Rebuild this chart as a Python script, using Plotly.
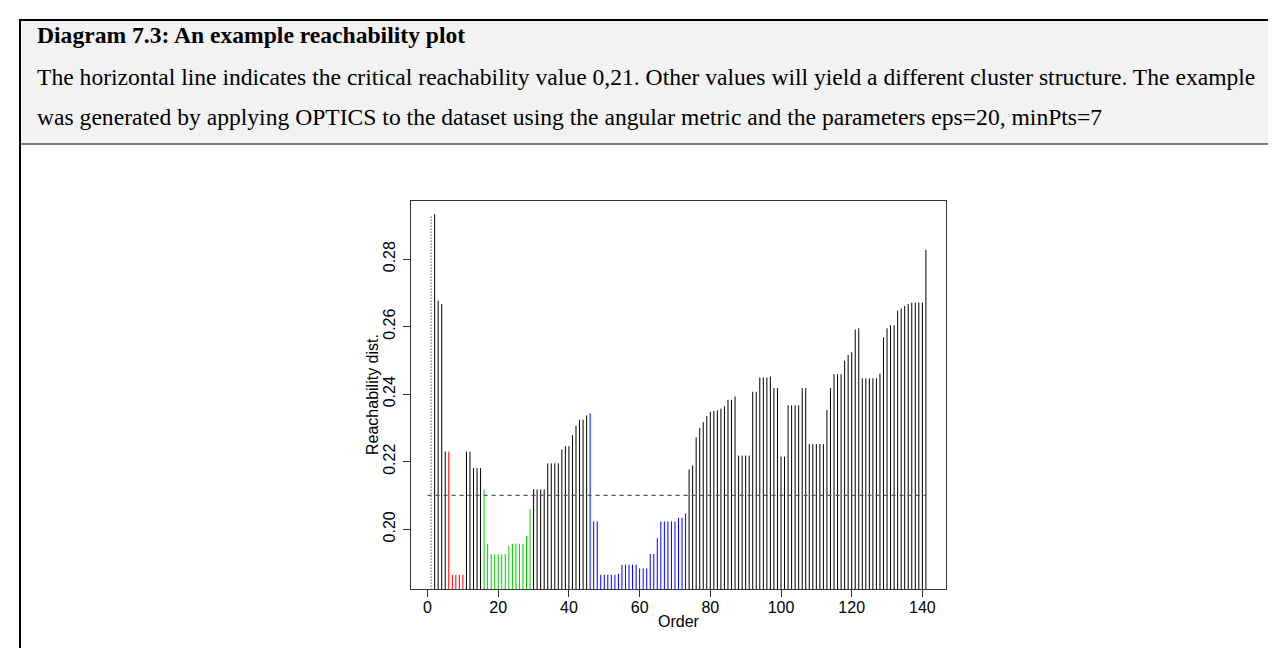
import plotly.graph_objects as go

W, H = 1276, 648

# reachability distance per point, in OPTICS order (first point is "undefined", drawn dotted)
reach = [
    0.2929, 0.2933, 0.2677, 0.2667, 0.2230, 0.2230, 0.1865, 0.1865, 0.1865, 0.1865,
    0.2230, 0.2230, 0.2181, 0.2181, 0.2181, 0.2118, 0.1957, 0.1926, 0.1926, 0.1926,
    0.1926, 0.1926, 0.1951, 0.1957, 0.1957, 0.1957, 0.1957, 0.1980, 0.2059, 0.2118,
    0.2118, 0.2118, 0.2118, 0.2195, 0.2195, 0.2195, 0.2195, 0.2236, 0.2246, 0.2246,
    0.2278, 0.2306, 0.2324, 0.2324, 0.2337, 0.2343, 0.2023, 0.2023, 0.1865, 0.1865,
    0.1865, 0.1865, 0.1865, 0.1868, 0.1895, 0.1895, 0.1895, 0.1895, 0.1895, 0.1884,
    0.1884, 0.1884, 0.1927, 0.1927, 0.1973, 0.2023, 0.2023, 0.2023, 0.2023, 0.2023,
    0.2034, 0.2034, 0.2047, 0.2177, 0.2189, 0.2272, 0.2300, 0.2317, 0.2335, 0.2348,
    0.2350, 0.2352, 0.2357, 0.2364, 0.2383, 0.2383, 0.2393, 0.2218, 0.2218, 0.2218,
    0.2218, 0.2407, 0.2407, 0.2449, 0.2449, 0.2449, 0.2452, 0.2418, 0.2418, 0.2215,
    0.2215, 0.2367, 0.2367, 0.2367, 0.2367, 0.2418, 0.2418, 0.2252, 0.2252, 0.2252,
    0.2252, 0.2252, 0.2353, 0.2418, 0.2459, 0.2459, 0.2459, 0.2499, 0.2516, 0.2524,
    0.2591, 0.2595, 0.2447, 0.2447, 0.2447, 0.2447, 0.2447, 0.2461, 0.2568, 0.2595,
    0.2604, 0.2604, 0.2647, 0.2654, 0.2661, 0.2667, 0.2671, 0.2671, 0.2671, 0.2671,
    0.2827,
]

# cluster membership (0 = noise)
cluster = [
    0, 0, 0, 0, 0, 1, 1, 1, 1, 1,
    0, 0, 0, 0, 0, 2, 2, 2, 2, 2,
    2, 2, 2, 2, 2, 2, 2, 2, 2, 0,
    0, 0, 0, 0, 0, 0, 0, 0, 0, 0,
    0, 0, 0, 0, 0, 3, 3, 3, 3, 3,
    3, 3, 3, 3, 3, 3, 3, 3, 3, 3,
    3, 3, 3, 3, 3, 3, 3, 3, 3, 3,
    3, 3, 3, 0, 0, 0, 0, 0, 0, 0,
    0, 0, 0, 0, 0, 0, 0, 0, 0, 0,
    0, 0, 0, 0, 0, 0, 0, 0, 0, 0,
    0, 0, 0, 0, 0, 0, 0, 0, 0, 0,
    0, 0, 0, 0, 0, 0, 0, 0, 0, 0,
    0, 0, 0, 0, 0, 0, 0, 0, 0, 0,
    0, 0, 0, 0, 0, 0, 0, 0, 0, 0,
    0,
]

threshold = 0.21
colors = {0: "black", 1: "red", 2: "#00CD00", 3: "blue"}

caption_title = "Diagram 7.3: An example reachability plot"
caption_lines = [
    "The horizontal line indicates the critical reachability value 0,21. Other values will yield a different cluster structure. The example",
    "was generated by applying OPTICS to the dataset using the angular metric and the parameters eps=20, minPts=7",
]


def px(x):
    return x / W


def py(y):
    return 1 - y / H


order = list(range(1, len(reach) + 1))
fig = go.Figure()

# first point: undefined reachability, dotted
fig.add_trace(go.Scatter(
    x=[order[0], order[0]], y=[0, reach[0]], mode="lines",
    line=dict(color="black", width=1, dash="1px,2px"), hoverinfo="skip"))

# the other points as vertical lines, one trace per colour
for cid, col in colors.items():
    xs, ys = [], []
    for o, r, c in zip(order[1:], reach[1:], cluster[1:]):
        if c == cid:
            xs += [o, o, None]
            ys += [0, r, None]
    fig.add_trace(go.Scatter(x=xs, y=ys, mode="lines",
                             line=dict(color=col, width=1), hoverinfo="skip"))

fig.add_trace(go.Scatter(
    x=[0, order[-1]], y=[threshold, threshold], mode="lines",
    line=dict(color="#555555", width=1.2, dash="4px,4px"), hoverinfo="skip"))

axis_font = dict(family="Liberation Sans, Arial", size=16, color="black")

fig.update_layout(
    width=W, height=H,
    margin=dict(l=0, r=0, t=0, b=0),
    paper_bgcolor="white", plot_bgcolor="white",
    showlegend=False,
    xaxis=dict(domain=[px(403.3), px(937.7)], range=[-4.6, 146.6],
               tickvals=[0, 20, 40, 60, 80, 100, 120, 140],
               showgrid=False, zeroline=False, showline=True, mirror=True,
               linecolor="#333333", linewidth=1,
               ticks="outside", ticklen=7, tickcolor="#333333",
               ticklabelstandoff=-3, tickfont=axis_font),
    yaxis=dict(domain=[py(581), py(193.3)], range=[0.1823, 0.2971],
               tickvals=[0.20, 0.22, 0.24, 0.26, 0.28],
               ticktext=["0.20", "0.22", "0.24", "0.26", "0.28"],
               tickangle=-90,
               showgrid=False, zeroline=False, showline=True, mirror=True,
               linecolor="#333333", linewidth=1,
               ticks="outside", ticklen=7, tickcolor="#333333",
               ticklabelstandoff=2, tickfont=axis_font),
)

# caption box of the document page
fig.add_shape(type="rect", xref="paper", yref="paper",
              x0=px(12), x1=1.0, y0=py(136), y1=py(12),
              fillcolor="#F2F2F2", line=dict(width=0), layer="below")
fig.add_shape(type="line", xref="paper", yref="paper",
              x0=px(11), x1=1.0, y0=py(12), y1=py(12),
              line=dict(color="black", width=2))
fig.add_shape(type="line", xref="paper", yref="paper",
              x0=px(12), x1=1.0, y0=py(136), y1=py(136),
              line=dict(color="black", width=1))
fig.add_shape(type="line", xref="paper", yref="paper",
              x0=px(12), x1=px(12), y0=py(11), y1=0,
              line=dict(color="black", width=2))

serif = dict(family="Liberation Serif, Times New Roman", size=23.6, color="black")
fig.add_annotation(x=px(26.5), y=py(27), xref="paper", yref="paper",
                   text="<b>" + caption_title + "</b>", showarrow=False,
                   xanchor="left", yanchor="middle", font=serif)
for k, line in enumerate(caption_lines):
    fig.add_annotation(x=px(26.5), y=py(69 + 40 * k), xref="paper", yref="paper",
                       text=line, showarrow=False,
                       xanchor="left", yanchor="middle", font=serif)

fig.add_annotation(x=px(670.5), y=py(613), xref="paper", yref="paper",
                   text="Order", showarrow=False,
                   xanchor="center", yanchor="middle", font=axis_font)
fig.add_annotation(x=px(364), y=py(387), xref="paper", yref="paper",
                   text="Reachability dist.", showarrow=False, textangle=-90,
                   xanchor="center", yanchor="middle", font=axis_font)

fig.write_html("out.html")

┄┄┄┄┄┄┄┄┄┄┄┄┄┄┄┄┄┄┄┄

## Short problem:
Scan the lines above for "using", then copy every one that has it.

## The response:
Rebuild this chart as a Python script, using Plotly.
    "was generated by applying OPTICS to the dataset using the angular metric and the parameters eps=20, minPts=7",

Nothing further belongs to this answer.